[START OF RECORDS TO PROCESS]
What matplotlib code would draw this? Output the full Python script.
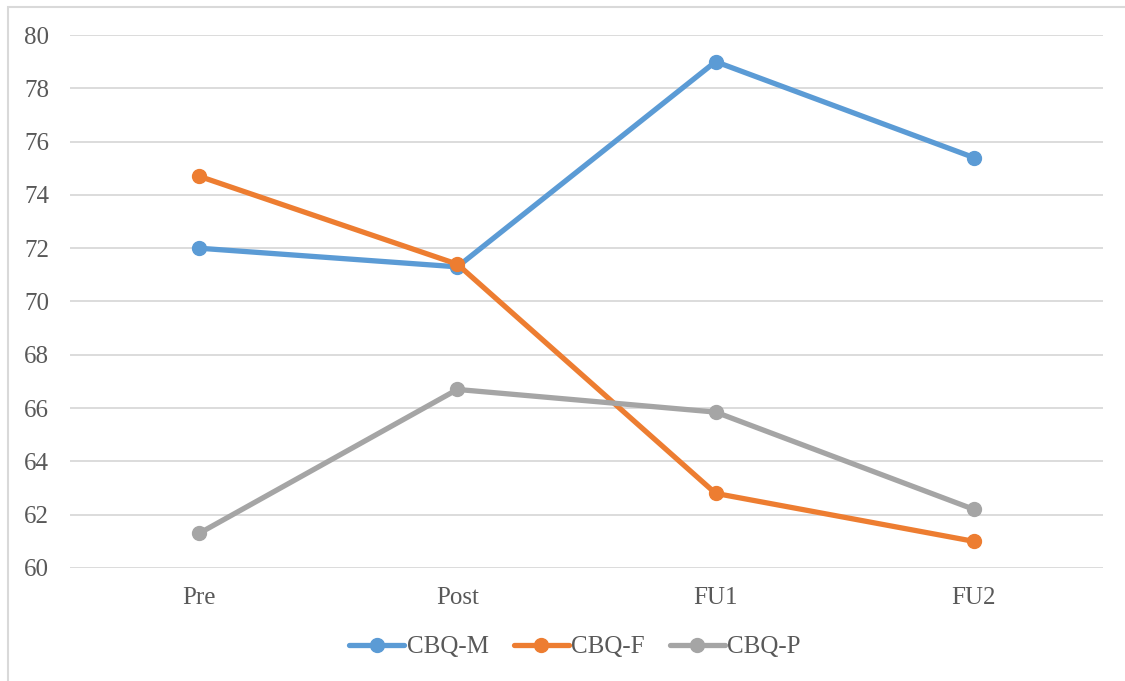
import matplotlib.pyplot as plt
from matplotlib.patches import Rectangle

plt.rcParams['font.family'] = ['Liberation Serif', 'DejaVu Serif']

# scores per time point
stages = ['Pre', 'Post', 'FU1', 'FU2']
cbq_m = [72.0, 71.3, 79.0, 75.4]
cbq_f = [74.7, 71.4, 62.8, 61.0]
cbq_p = [61.3, 66.7, 65.85, 62.2]

series = [('CBQ-M', cbq_m, '#5B9BD5'),
          ('CBQ-F', cbq_f, '#ED7D31'),
          ('CBQ-P', cbq_p, '#A5A5A5')]

txt = '#595959'

fig = plt.figure(figsize=(11.25, 6.81), dpi=100)
ax = fig.add_axes([70/1125, 1 - 568/681, 1033/1125, 533/681])

x = list(range(len(stages)))
for name, vals, col in series:
    ax.plot(x, vals, color=col, lw=3.8, marker='o', ms=10,
            solid_capstyle='round', label=name)

ax.set_xlim(-0.5, len(stages) - 0.5)
ax.set_ylim(60, 80)
ax.set_yticks(range(60, 81, 2))
ax.set_xticks(x)
ax.set_xticklabels(stages)
ax.grid(axis='y', color='#D9D9D9', lw=1.3)
ax.set_axisbelow(True)
for s in ax.spines.values():
    s.set_visible(False)
ax.tick_params(length=0, labelsize=18, colors=txt)
ax.tick_params(axis='y', pad=15)
ax.tick_params(axis='x', pad=14)

leg = fig.legend(loc='center', bbox_to_anchor=(575/1125, 1 - 647/681), ncol=3,
                 frameon=False, fontsize=18, handlelength=2.2, handletextpad=0.1,
                 columnspacing=1.0)
for t in leg.get_texts():
    t.set_color(txt)

# outer frame (runs off the right and bottom edges)
fig.patches.append(Rectangle((8/1125, -0.1), 1.2, 1 - 7/681 + 0.1,
                             transform=fig.transFigure, fill=False,
                             ec='#D9D9D9', lw=1.5))

fig.savefig('out.png', dpi=100)
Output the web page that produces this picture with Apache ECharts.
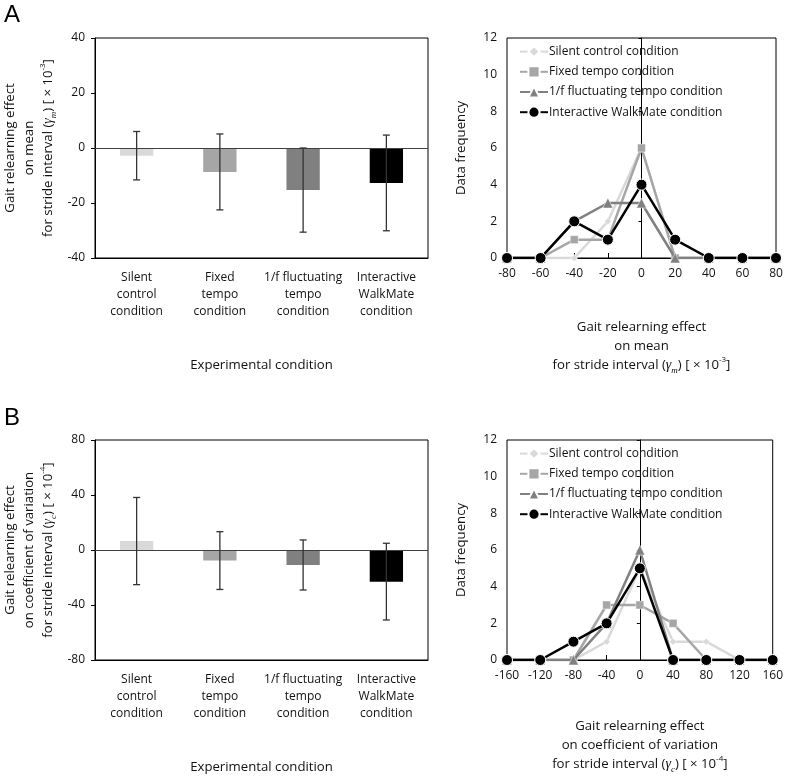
<!DOCTYPE html>
<html>
<head>
<meta charset="utf-8">
<script src="https://cdn.jsdelivr.net/npm/echarts@6/dist/echarts.min.js"></script>
<style>
html,body{margin:0;padding:0;background:#fff;}
#c{width:786px;height:780px;}
</style>
</head>
<body>
<div id="c"></div>
<script>
// ---------- data ----------
const categories = ['Silent\ncontrol\ncondition', 'Fixed\ntempo\ncondition', '1/f fluctuating\ntempo\ncondition', 'Interactive\nWalkMate\ncondition'];
const barColors = ['#d9d9d9', '#a6a6a6', '#808080', '#000000'];
// Panel A (mean, x10^-3)
const meanA = [-2.8, -8.7, -15.3, -12.7];
const sdA = [8.8, 13.8, 15.3, 17.4];
// Panel B (coefficient of variation, x10^-4)
const meanB = [6.5, -7.7, -10.9, -23.0];
const sdB = [31.7, 21.0, 18.2, 27.9];

const seriesNames = ['Silent control condition', 'Fixed tempo condition', '1/f fluctuating tempo condition', 'Interactive WalkMate condition'];
const lineColors = ['#d9d9d9', '#a6a6a6', '#808080', '#000000'];
const symbols = ['diamond', 'rect', 'triangle', 'circle'];
const symbolSizes = [7, 8, 10, 11];

const binsA = [-80, -60, -40, -20, 0, 20, 40, 60, 80];
const freqA_silent = [0, 0, 0, 2, 6, 0, 0, 0, 0];
const freqA_fixed  = [0, 0, 1, 1, 6, 0, 0, 0, 0];
const freqA_fluct  = [0, 0, 2, 3, 3, 0, 0, 0, 0];
const freqA_walk   = [0, 0, 2, 1, 4, 1, 0, 0, 0];

const binsB = [-160, -120, -80, -40, 0, 40, 80, 120, 160];
const freqB_silent = [0, 0, 0, 1, 5, 1, 1, 0, 0];
const freqB_fixed  = [0, 0, 0, 3, 3, 2, 0, 0, 0];
const freqB_fluct  = [0, 0, 0, 2, 6, 0, 0, 0, 0];
const freqB_walk   = [0, 0, 1, 2, 5, 0, 0, 0, 0];

// ---------- styling ----------
const FONT = 'Open Sans';
const TXT = '#111';
const FS = 12;     // ticks, categories, legend
const FT = 13.2;   // axis titles

const chart = echarts.init(document.getElementById('c'), null, {renderer: 'canvas'});

const rich = {
  n: {fontFamily: FONT, fontSize: FT, lineHeight: 19, color: TXT},
  g: {fontFamily: 'Liberation Serif', fontStyle: 'italic', fontSize: 14, lineHeight: 19, color: TXT},
  s: {fontFamily: 'Liberation Serif', fontStyle: 'italic', fontSize: 9, lineHeight: 9, verticalAlign: 'bottom', color: TXT},
  p: {fontFamily: FONT, fontSize: 8, lineHeight: 9, verticalAlign: 'top', color: TXT}
};

const nameMeanA = '{n|Gait relearning effect}\n{n|on mean}\n{n|for stride interval (}{g|γ}{s|m}{n|) [ × 10}{p|-3}{n|]}';
const nameCvB = '{n|Gait relearning effect}\n{n|on coefficient of variation}\n{n|for stride interval (}{g|γ}{s|c}{n|) [ × 10}{p|-4}{n|]}';

const grids = [
  {left: 95, top: 38, width: 333, height: 220},
  {left: 507, top: 38, width: 269, height: 220},
  {left: 95, top: 440, width: 333, height: 220},
  {left: 507, top: 440, width: 269, height: 220}
].map(g => Object.assign({show: true, borderColor: '#000', borderWidth: 1, backgroundColor: 'transparent', containLabel: false}, g));

function barXAxis(gi) {
  return {
    type: 'category', gridIndex: gi, data: categories,
    axisLine: {show: true, onZero: false, lineStyle: {color: '#000', width: 1}},
    axisTick: {show: false},
    axisLabel: {color: TXT, fontFamily: FONT, fontSize: FS, lineHeight: 17, margin: 11, interval: 0},
    name: 'Experimental condition', nameLocation: 'middle', nameGap: 101,
    nameTextStyle: {color: TXT, fontFamily: FONT, fontSize: FT}
  };
}
function barYAxis(gi, min, max, interval, name) {
  return {
    type: 'value', gridIndex: gi, min: min, max: max, interval: interval,
    axisLine: {show: true, lineStyle: {color: '#000', width: 1}},
    axisTick: {show: true, length: 4, lineStyle: {color: '#000'}},
    axisLabel: {color: TXT, fontFamily: FONT, fontSize: FS, margin: 10},
    splitLine: {show: false},
    name: name, nameLocation: 'middle', nameGap: 37, nameRotate: 90,
    nameTextStyle: {rich: rich, align: 'center'}
  };
}
function lineXAxis(gi, min, max, interval, name, gap) {
  return {
    type: 'value', gridIndex: gi, min: min, max: max, interval: interval,
    axisLine: {show: true, onZero: false, lineStyle: {color: '#000', width: 1}},
    axisTick: {show: true, inside: true, length: 5, lineStyle: {color: '#000'}},
    axisLabel: {color: TXT, fontFamily: FONT, fontSize: FS, margin: 10},
    splitLine: {show: false},
    name: name, nameLocation: 'middle', nameGap: gap,
    nameTextStyle: {rich: rich, align: 'center'}
  };
}
function lineYAxisLabels(gi) {
  return {
    type: 'value', gridIndex: gi, min: 0, max: 12, interval: 2, position: 'left',
    axisLine: {show: false, onZero: false},
    axisTick: {show: false},
    axisLabel: {color: TXT, fontFamily: FONT, fontSize: FS, margin: 10},
    splitLine: {show: false},
    name: 'Data frequency', nameLocation: 'middle', nameGap: 39, nameRotate: 90,
    nameTextStyle: {color: TXT, fontFamily: FONT, fontSize: FT}
  };
}
function lineYAxisZero(gi) {
  return {
    type: 'value', gridIndex: gi, min: 0, max: 12, interval: 2, position: 'left',
    axisLine: {show: true, onZero: true, lineStyle: {color: '#000', width: 1}},
    axisTick: {show: true, length: 3, lineStyle: {color: '#000'}},
    axisLabel: {show: false},
    splitLine: {show: false}
  };
}

function errorSeries(xi, yi, means, sds) {
  return {
    type: 'custom', xAxisIndex: xi, yAxisIndex: yi, z: 5,
    data: means.map((m, i) => [i, m, sds[i]]),
    renderItem: function (params, api) {
      const x = api.value(0), m = api.value(1), e = api.value(2);
      const top = api.coord([x, m + e]);
      const bot = api.coord([x, m - e]);
      const hw = 3.5;
      const st = {stroke: '#333', lineWidth: 1.3};
      return {
        type: 'group', children: [
          {type: 'line', shape: {x1: top[0], y1: top[1], x2: bot[0], y2: bot[1]}, style: st},
          {type: 'line', shape: {x1: top[0] - hw, y1: top[1], x2: top[0] + hw, y2: top[1]}, style: st},
          {type: 'line', shape: {x1: bot[0] - hw, y1: bot[1], x2: bot[0] + hw, y2: bot[1]}, style: st}
        ]
      };
    }
  };
}

function barSeries(xi, yi, means) {
  return {
    type: 'bar', xAxisIndex: xi, yAxisIndex: yi, barWidth: '40%',
    data: means.map((v, i) => ({value: v, itemStyle: {color: barColors[i]}})),
    markLine: {
      silent: true, symbol: 'none', label: {show: false},
      lineStyle: {color: '#404040', width: 1.2, type: 'solid'},
      data: [{yAxis: 0}]
    },
    z: 2
  };
}

function lineSeries(xi, yi, bins, freqs) {
  return freqs.map((f, k) => ({
    type: 'line', name: seriesNames[k], xAxisIndex: xi, yAxisIndex: yi,
    data: bins.map((b, i) => [b, f[i]]),
    symbol: symbols[k], symbolSize: symbolSizes[k], showAllSymbol: true,
    lineStyle: {color: lineColors[k], width: 2.5},
    itemStyle: {color: lineColors[k], borderColor: '#fff', borderWidth: k === 3 ? 1 : 0.5},
    z: 3 + k
  }));
}

const legendCommon = {
  orient: 'vertical', itemWidth: 28, itemHeight: 14, itemGap: 7,
  textStyle: {color: TXT, fontFamily: FONT, fontSize: FS, padding: [0, 0, 0, -4]},
  data: seriesNames, selectedMode: false
};

const option = {
  animation: false,
  backgroundColor: '#fff',
  grid: grids,
  xAxis: [
    barXAxis(0),
    lineXAxis(1, -80, 80, 20, nameMeanA, 60),
    barXAxis(2),
    lineXAxis(3, -160, 160, 40, nameCvB, 57)
  ],
  yAxis: [
    barYAxis(0, -40, 40, 20, nameMeanA),
    lineYAxisLabels(1),
    lineYAxisZero(1),
    barYAxis(2, -80, 80, 40, nameCvB),
    lineYAxisLabels(3),
    lineYAxisZero(3)
  ],
  legend: [
    Object.assign({left: 514, top: 40}, legendCommon),
    Object.assign({left: 514, top: 442}, legendCommon)
  ],
  graphic: [
    {type: 'text', left: 4, top: 3, style: {text: 'A', fontFamily: 'Liberation Sans', fontSize: 24, fill: '#000'}},
    {type: 'text', left: 4, top: 406, style: {text: 'B', fontFamily: 'Liberation Sans', fontSize: 24, fill: '#000'}}
  ],
  series: [
    barSeries(0, 0, meanA),
    errorSeries(0, 0, meanA, sdA),
    ...lineSeries(1, 1, binsA, [freqA_silent, freqA_fixed, freqA_fluct, freqA_walk]),
    barSeries(2, 3, meanB),
    errorSeries(2, 3, meanB, sdB),
    ...lineSeries(3, 4, binsB, [freqB_silent, freqB_fixed, freqB_fluct, freqB_walk])
  ]
};
chart.setOption(option);
</script>
</body>
</html>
[END OF RECORDS TO PROCESS]
## WHAT THE TASK ASKS
Leave the pictures out and repeat exactly the lines from the beginning of the records to the line bearing "txt = '#595959'", both ends counted.

## SOLUTION TO THIS TASK
What matplotlib code would draw this? Output the full Python script.
import matplotlib.pyplot as plt
from matplotlib.patches import Rectangle

plt.rcParams['font.family'] = ['Liberation Serif', 'DejaVu Serif']

# scores per time point
stages = ['Pre', 'Post', 'FU1', 'FU2']
cbq_m = [72.0, 71.3, 79.0, 75.4]
cbq_f = [74.7, 71.4, 62.8, 61.0]
cbq_p = [61.3, 66.7, 65.85, 62.2]

series = [('CBQ-M', cbq_m, '#5B9BD5'),
          ('CBQ-F', cbq_f, '#ED7D31'),
          ('CBQ-P', cbq_p, '#A5A5A5')]

txt = '#595959'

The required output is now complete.